Fletch Won
- First edition cover
- Author: Gregory Mcdonald
- Language: English
- Series: Fletch series
- Genre: Mystery, Comedy novel
- Publisher: Warner Books
- Publication date: 19 September 1985
- Publication place: United States
- Media type: Print (Hardback & Paperback)
- Pages: 265 pp
- ISBN: 0-446-51325-3
- OCLC: 12052967
- Followed by: Fletch, Too

= Fletch Won =

1985 novel by Gregory Mcdonald

Fletch Won is a mystery/comedy novel written by American Gregory Mcdonald and published in 1985.

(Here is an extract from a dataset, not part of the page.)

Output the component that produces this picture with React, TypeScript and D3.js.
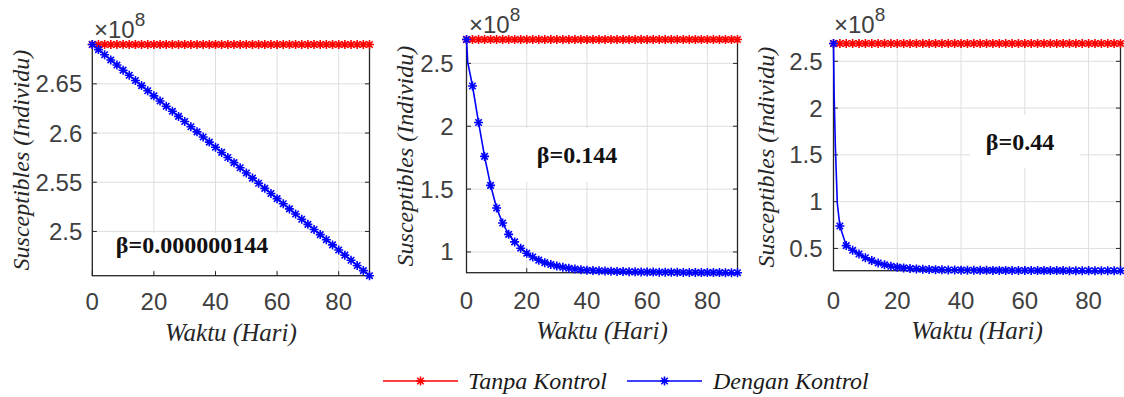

It is the eighth book to star the character Fletch, but is a prequel set before the events of first seven books in the series. The title is a play on words, reflecting its canonical position in the timeline, with "won" being a homophone of the word "one". The novel follows the early days of the title character's journalism career. Irwin "Fletch" Fletcher is moved off of obituaries and wedding announcements at the News Tribune and is assigned his first journalistic interview, only to have the subject turn up dead in the newspaper's parking lot. He investigates, beginning his dual profession of journalist and investigator.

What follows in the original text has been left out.